Can Kubernetes automatically adjust ResourceQuota values?
No, ResourceQuota values are static. You must manually update them or use a tool like Crane that can programmatically adjust quotas based on observed usage patterns.
What happens when a pod exceeds its ResourceQuota?
The Kubernetes API server rejects the pod creation with an error like forbidden: exceeded quota: production-quota, requested: requests.cpu=2, used: requests.cpu=8, limited: requests.cpu=10. The pod remains in Pending state until resources are freed or the quota is increased.
Does Goldilocks actually change my pod resource requests?
By default, Goldilocks runs VPA in “Off” mode, meaning it only displays recommendations without applying them. You can change the update mode to “Auto” to have VPA automatically apply recommendations, but this requires pod restarts and should be tested carefully.

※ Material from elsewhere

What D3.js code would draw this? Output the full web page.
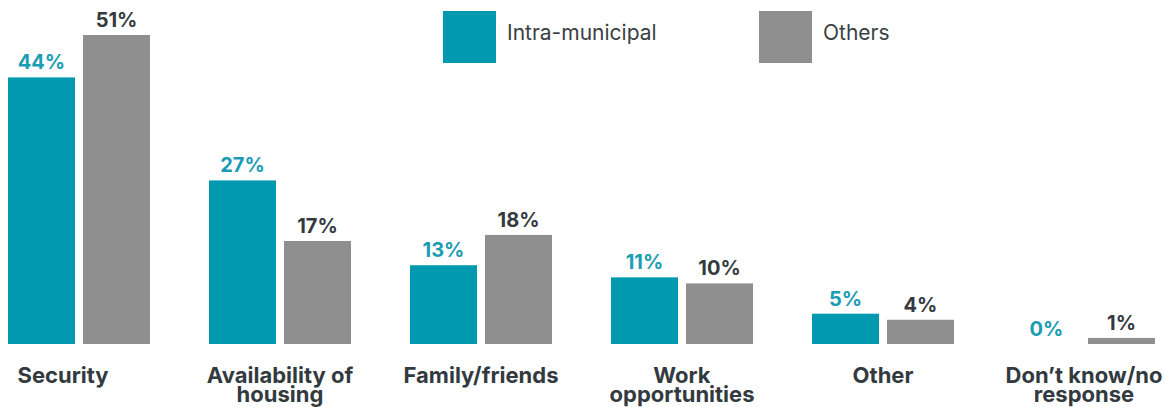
<!DOCTYPE html>
<html>
<head>
<meta charset="utf-8">
<script src="https://cdn.jsdelivr.net/npm/d3@7"></script>
<style>
  html, body { margin: 0; padding: 0; background: #fff; }
  svg { display: block; }
  text { font-family: Inter, Lato, "Open Sans", sans-serif; }
</style>
</head>
<body>
<svg id="chart" width="1165" height="407"></svg>
<script>
const categories = ["Security", "Availability of housing", "Family/friends", "Work opportunities", "Other", "Don\u2019t know/no response"];
const categoryLines = [["Security"], ["Availability of", "housing"], ["Family/friends"], ["Work", "opportunities"], ["Other"], ["Don\u2019t know/no", "response"]];
const seriesNames = ["Intra-municipal", "Others"];
const intraMunicipal = [44, 27, 13, 11, 5, 0];
const others = [51, 17, 18, 10, 4, 1];

const colors = ["#0099b0", "#8f8f8f"];
const labelColors = ["#1a9db4", "#333a3f"];

const svg = d3.select("#chart");
const baseline = 344;

const x0 = d3.scaleBand().domain(categories).range([8, 1155]).paddingInner(0.2935).paddingOuter(0);
const x1 = d3.scaleBand().domain(seriesNames).range([0, x0.bandwidth()]).paddingInner(0.1067).paddingOuter(0);
const y = d3.scaleLinear().domain([0, 51]).range([baseline, 35]);

const data = categories.map((c, i) => ({
  cat: c, lines: categoryLines[i],
  vals: [{s: seriesNames[0], v: intraMunicipal[i], k: 0}, {s: seriesNames[1], v: others[i], k: 1}]
}));

const g = svg.selectAll("g.grp").data(data).join("g")
  .attr("class", "grp")
  .attr("transform", d => `translate(${x0(d.cat)},0)`);

g.selectAll("rect").data(d => d.vals).join("rect")
  .attr("x", d => x1(d.s))
  .attr("width", x1.bandwidth())
  .attr("y", d => y(d.v))
  .attr("height", d => baseline - y(d.v))
  .attr("fill", d => colors[d.k]);

g.selectAll("text.val").data(d => d.vals).join("text")
  .attr("class", "val")
  .attr("x", d => x1(d.s) + x1.bandwidth() / 2)
  .attr("y", d => y(d.v) - 8)
  .attr("text-anchor", "middle")
  .attr("font-size", 20)
  .attr("font-weight", 700)
  .attr("fill", d => labelColors[d.k])
  .text(d => d.v + "%");

// first category label sits slightly left of its group in the original
const catDx = (d, i) => x0.bandwidth() / 2 + (i === 0 ? -16 : 0);
const cl = g.append("text")
  .attr("class", "cat")
  .attr("y", 383)
  .attr("text-anchor", "middle")
  .attr("font-size", 22)
  .attr("font-weight", 700)
  .attr("fill", "#333a3f");
cl.each(function(d, gi) {
  d3.select(this).selectAll("tspan").data(d.lines).join("tspan")
    .attr("x", catDx(d, gi))
    .attr("dy", (t, i) => i === 0 ? 0 : 19)
    .text(t => t);
});

// legend
const legendX = [443, 759];
const leg = svg.selectAll("g.leg").data(seriesNames).join("g")
  .attr("class", "leg")
  .attr("transform", (d, i) => `translate(${legendX[i]},11)`);
leg.append("rect").attr("width", 53).attr("height", 52).attr("fill", (d, i) => colors[i]);
leg.append("text")
  .attr("x", 64).attr("y", 29)
  .attr("font-size", 21)
  .attr("fill", "#3a3f44")
  .text(d => d);
</script>
</body>
</html>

Is Crane suitable for production use?
Crane is actively maintained by Gocrane and used in production environments. Its prediction-based scaling is particularly valuable for workloads with predictable traffic patterns (e.g., business-hour spikes, daily batch processing). However, it adds operational complexity compared to native HPA.
How often should I review ResourceQuota values?
Review quotas monthly or after significant workload changes. Tools like Goldilocks and Crane provide continuous monitoring and can alert you when actual usage deviates significantly from allocated quotas.